Glacier National Park just wrapped up the busiest season in the park’s 104-year history.

Final visitor numbers for 2014 put Glacier’s annual visitation at 2,337,719, according to the National Park Service’s statistics office.

That topped the 2,200,048 visitors in 2010, which the park had considered its busiest year.

Glacier Park spokeswoman Denise Germann said extra sunshine in the summer months combined with a banner year for parks across the country boosted overall visitation to the park.

“It was a very busy year,” Germann said. “We’re seeing increased visitation across the National Park System [and] a lot of it is weather-dependent.”

The record-breaking 2014 was anchored by peak months in August and July, with record highs of 675,119 visitors in August and 699,650 visitors in July.

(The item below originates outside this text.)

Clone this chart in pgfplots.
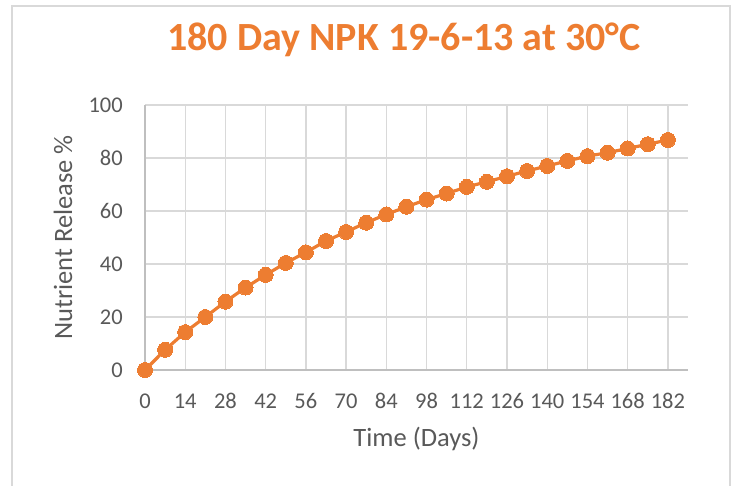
\documentclass[border=0pt]{standalone}
\usepackage{pgfplots}
\pgfplotsset{compat=1.18}
\usepackage{fontspec}
\setmainfont{Carlito}
\definecolor{orng}{HTML}{ED7D31}
\definecolor{gridc}{HTML}{D9D9D9}
\definecolor{axc}{HTML}{BFBFBF}
\definecolor{txt}{HTML}{595959}
\pgfplotstableread{
x y
0 0
7 7.6
14 14.3
21 20.0
28 25.8
35 31.1
42 35.9
49 40.4
56 44.4
63 48.7
70 52.1
77 55.6
84 58.7
91 61.6
98 64.3
105 66.6
112 69.1
119 71.0
126 73.1
133 75.1
140 77.0
147 78.9
154 80.7
161 82.0
168 83.6
175 85.2
182 86.8
}\datatable
\begin{document}
\begin{tikzpicture}[x=1pt,y=1pt]
\useasboundingbox (0,0) rectangle (735,485);
\draw[gridc, line width=1.3pt] (12,-2) -- (12,479) -- (730,479) -- (730,-2);
\begin{axis}[
  at={(145pt,115pt)}, anchor=south west,
  scale only axis, width=543pt, height=265pt,
  xmin=0, xmax=189, ymin=0, ymax=100,
  xtick={0,14,...,182}, ytick={0,20,...,100},
  grid=major,
  major grid style={gridc, line width=1.3pt},
  axis x line=bottom, axis y line=left,
  axis line style={axc, line width=1.3pt, -},
  major tick length=0pt,
  /pgf/number format/assume math mode=true,
  tick label style={font=\fontsize{22.5}{27}\selectfont, text=txt},
  xticklabel style={anchor=base, yshift=-38pt},
  yticklabel style={anchor=east, inner sep=0pt, xshift=-22pt},
  xlabel={Time (Days)},
  ylabel={Nutrient Release \%},
  label style={font=\fontsize{26.5}{31}\selectfont, text=txt},
  xlabel style={at={(axis description cs:0.5,-0.29)}, anchor=base},
  ylabel style={at={(axis description cs:-0.134,0.5)}, anchor=base, rotate=0},
  title={180 Day NPK 19-6-13 at 30°C},
  title style={at={(axis description cs:0.477,1.182)}, anchor=base, font=\bfseries\fontsize{40}{46}\selectfont, text=orng},
  clip=false,
]
\addplot[orng, line width=3.2pt, mark=*, mark size=7.5pt, mark options={fill=orng, draw=orng, line width=0pt}] table[x=x,y=y] {\datatable};
\end{axis}
\end{tikzpicture}
\end{document}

During the summer, it was so busy at times that motorists were waved through the West Entrance station because of backed-up traffic.

In September, Glacier Superintendent Jeff Mow confirmed that traffic backups at times were so severe at West Glacier that visitors were being waved through the entrance gate without fee collections.

“That did occur and it occurred on several occasions,” he said, explaining that the Montana Department of Transportation regards it as an “untenable situation” when traffic is backed up all the way into the town of West Glacier.

Last year’s visitor total was an increase of 6.7 percent from 2013.

Germann noted that both backcountry and frontcountry visitation increased from 2013.

Fewer people spent the night in Glacier last year, with overnight stays dropping 4 percent to 364,476. Concession lodging overnight stays dropped 7.8 percent and recreational-vehicle overnight stays declined 6.8 percent.

Group camping saw a considerable jump in 2014, increasing more than 200 percent from the previous year.

Significantly more visitors entered the park at Camas and Polebridge, with traffic increasing by more than 20 percent at the Camas entrance and 18 percent at Polebridge.

West Glacier remained the busiest entrance station, with 1,070,590 people, a 6.8-percent increase over 2013.

The St. Mary entrance station attracted 484,529 visitors, a drop of 2.9 percent from 2013. Many Glacier numbers were up 9.4 percent.

While the previous annual park attendance record of 2,203,847 technically was set in 1983, Germann explained that after that year, park officials changed the way visitation was estimated.

The estimated average of park-goers per vehicle was lowered, resulting in lower totals based on vehicle counts than those estimated 31 years ago.